A truly sensational and unique archaeological discovery in Eastern Croatia.
As Goran Rihelj/HR Turizam writes on the 16th of October, 2019, archaeologists from the City Museum of Vinkovci and the Institute of Archaeology from Zagreb presented the results of research they’ve been conducting at the site in Stari Jankovci (Vukovar-Srijem) yesterday.
In tumulus 1, that is, an earthen mound about forty metres or so in diameter and about one metre high, a large burial chamber was found, into which a Roman chariot with two wheels and the bones of the accompanying horses were laid.
Research on this site initially began back in 2017, and these are the first major discoveries, significant to the extent that we have not had anything similar in Croatia so far.
The custom of burial under earthen mounds or tumulas was an exceptional way of performing a burial ritual during the Roman period in the south of the Pannonian plain, and the custom is associated with extremely wealthy families who played a prominent role in the administrative, social and economic life of the province of Pannonia.
By locating an earthen mound along one of the most important thoroughfares of the Roman Empire, which connected the Apennine Peninsula with Pannonia and the Balkans and Asia Minor, the aristocratic family settled near Cibal wanted to show to all travellers who travelled along this road their status and the likely abundant wealth they possessed.
”The most significant discovery is the discovery of a Roman chariot with the skeletons of the harnessed horses, that is, the first archaeologically excavated ancient burial place with such carriages in Croatia,” says the curator at the Boris Kratofil Museum of Vinkovci for Novosti.hr.
The investigated tomb, as Kratofil points out, is estimated to date from the 3rd century AD, which is one of the youngest examples of this type of funeral custom. The complex process of documenting the findings, which has been conducted since the beginning of the research, will bring numerous new insights into the construction of Roman circuits, which will ultimately enable their complete reconstruction and presentation in the permanent exhibition of the City Museum of Vinkovci.
This site has aroused great interest of the profession throughout Croatia, and many archeologists from all over the country have come to see what is happening in Stari Jankovci for themselves.
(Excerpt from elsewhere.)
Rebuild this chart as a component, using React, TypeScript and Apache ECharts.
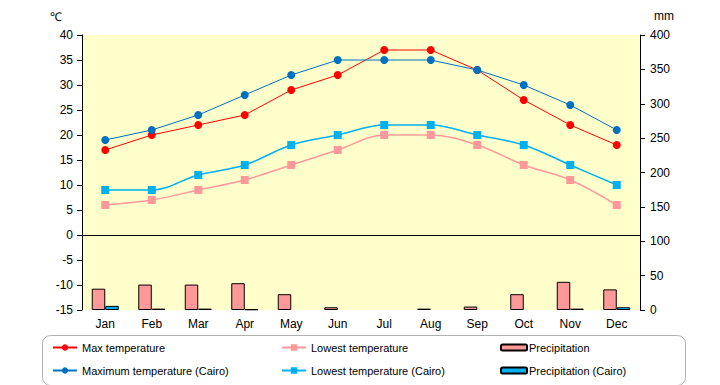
import React, { useEffect, useRef } from "react";
import * as echarts from "echarts";

const months = ["Jan", "Feb", "Mar", "Apr", "May", "Jun", "Jul", "Aug", "Sep", "Oct", "Nov", "Dec"];
const maxTemp = [17, 20, 22, 24, 29, 32, 37, 37, 33, 27, 22, 18];
const minTemp = [6, 7, 9, 11, 14, 17, 20, 20, 18, 14, 11, 6];
const precip = [31, 37, 37, 39, 23, 4, 0, 2, 5, 23, 41, 30];
const maxTempCairo = [19, 21, 24, 28, 32, 35, 35, 35, 33, 30, 26, 21];
const minTempCairo = [9, 9, 12, 14, 18, 20, 22, 22, 20, 18, 14, 10];
const precipCairo = [6, 2, 2, 1, 0, 0, 0, 0, 0, 0, 2, 4];

const FONT = "Liberation Sans";

const hideZero = (arr: number[]) => arr.map((v) => (v === 0 ? null : v));

export default function App() {
  const ref = useRef<HTMLDivElement>(null);
  useEffect(() => {
    const chart = echarts.init(ref.current!, null, { renderer: "svg" });
    const txt = { fontFamily: FONT, fontSize: 12, color: "#000" };
    const legTxt = { fontFamily: FONT, fontSize: 11, color: "#000" };
    chart.setOption({
      animation: false,
      textStyle: { fontFamily: FONT },
      grid: { left: 82, right: 80, top: 35, bottom: 75, show: true, backgroundColor: "#FFFFCC", borderWidth: 0 },
      xAxis: {
        type: "category",
        data: months,
        axisLine: { show: false },
        axisTick: { show: false },
        axisLabel: { ...txt, margin: 8 },
      },
      yAxis: [
        {
          type: "value",
          min: -15,
          max: 40,
          interval: 5,
          position: "left",
          axisLine: { show: true, lineStyle: { color: "#000", width: 1 } },
          axisTick: { show: true, inside: false, length: 5, lineStyle: { color: "#000" } },
          axisLabel: { ...txt, margin: 9 },
          splitLine: { show: false },
        },
        {
          type: "value",
          min: 0,
          max: 400,
          interval: 50,
          position: "right",
          axisLine: { show: true, lineStyle: { color: "#000", width: 1 } },
          axisTick: { show: true, inside: false, length: 5, lineStyle: { color: "#000" } },
          axisLabel: { ...txt, margin: 10 },
          splitLine: { show: false },
        },
      ],
      legend: [
        {
          left: 52,
          top: 342,
          padding: 0,
          orient: "vertical",
          itemGap: 12,
          itemWidth: 24,
          itemHeight: 8,
          textStyle: legTxt,
          data: ["Max temperature", "Maximum temperature (Cairo)"],
        },
        {
          left: 281,
          top: 342,
          padding: 0,
          orient: "vertical",
          itemGap: 12,
          itemWidth: 24,
          itemHeight: 8,
          textStyle: legTxt,
          data: ["Lowest temperature", "Lowest temperature (Cairo)"],
        },
        {
          left: 500,
          top: 342,
          padding: 0,
          orient: "vertical",
          itemGap: 12,
          itemWidth: 26,
          itemHeight: 6,
          textStyle: { ...legTxt, padding: [0, 0, 0, -3] },
          data: ["Precipitation", "Precipitation (Cairo)"],
        },
      ],
      graphic: [
        {
          type: "rect",
          left: 40,
          top: 333,
          shape: { width: 643, height: 50, r: 8 },
          style: { fill: "none", stroke: "#b0b0b0", lineWidth: 1 },
          silent: true,
        },
        { type: "text", left: 50, top: 11, style: { text: "℃", font: `12px ${FONT}`, fill: "#000" } },
        { type: "text", left: 654, top: 10, style: { text: "mm", font: `12px ${FONT}`, fill: "#000" } },
      ],
      series: [
        {
          name: "Precipitation",
          type: "bar",
          yAxisIndex: 1,
          data: hideZero(precip),
          barWidth: 13.5,
          barGap: "0%",
          itemStyle: { color: "#FF9999", borderColor: "#000", borderWidth: 1 },
        },
        {
          name: "Precipitation (Cairo)",
          type: "bar",
          yAxisIndex: 1,
          data: hideZero(precipCairo),
          barWidth: 13.5,
          barGap: "0%",
          itemStyle: { color: "#00B0F0", borderColor: "#000", borderWidth: 1 },
        },
        {
          name: "Max temperature",
          type: "line",
          data: maxTemp,
          symbol: "circle",
          symbolSize: 8,
          color: "#FF0000",
          lineStyle: { width: 1, color: "#FF0000" },
          itemStyle: { color: "#FF0000" },
          markLine: {
            silent: true,
            symbol: "none",
            label: { show: false },
            lineStyle: { color: "#000", width: 1, type: "solid" },
            data: [{ yAxis: 0 }],
          },
        },
        {
          name: "Lowest temperature",
          type: "line",
          data: minTemp,
          smooth: 0.35,
          symbol: "rect",
          symbolSize: 8,
          color: "#FF9999",
          lineStyle: { width: 1.5, color: "#FF9999" },
          itemStyle: { color: "#FF9999" },
        },
        {
          name: "Maximum temperature (Cairo)",
          type: "line",
          data: maxTempCairo,
          symbol: "circle",
          symbolSize: 8,
          color: "#0070C0",
          lineStyle: { width: 1, color: "#0070C0" },
          itemStyle: { color: "#0070C0" },
        },
        {
          name: "Lowest temperature (Cairo)",
          type: "line",
          data: minTempCairo,
          smooth: 0.35,
          symbol: "rect",
          symbolSize: 8,
          color: "#00B0F0",
          lineStyle: { width: 1.5, color: "#00B0F0" },
          itemStyle: { color: "#00B0F0" },
        },
      ],
    });
    return () => chart.dispose();
  }, []);
  return <div ref={ref} style={{ width: 720, height: 385, position: "absolute", left: 0, top: 0 }} />;
}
”This is a sensational, unique discovery in Croatia, as this is the first time in our country that this complex funeral custom from the times of Antiquity has been archaeologically investigated and documented.
Now, the long process of restoration and conservation follows, but so does the complete analysis of what’s been found. I hope that in a few years we’ll know more about the family whose members were buried in this area all that time ago, 1,800 years ago.
We’re also more interested in the horses themselves, that is, whether they were bred here or came from other parts of the empire, and what will tell us more about the very importance and the level of wealth of this family. We will achieve this through cooperation with domestic as well as numerous European institutions,” said Marko Dizdar, Director of the Institute of Archeology.
Vinkovci, as the oldest city in Europe, whose territory has been continuously inhabited for more than 8,300 years, has kept many of its secrets underground, and since 1982, the entire area of Vinkovci has been declared a protected archeological zone. Otherwise, it is less known that two Roman emperors, Valens and Valentinian, were born in Vinkovci.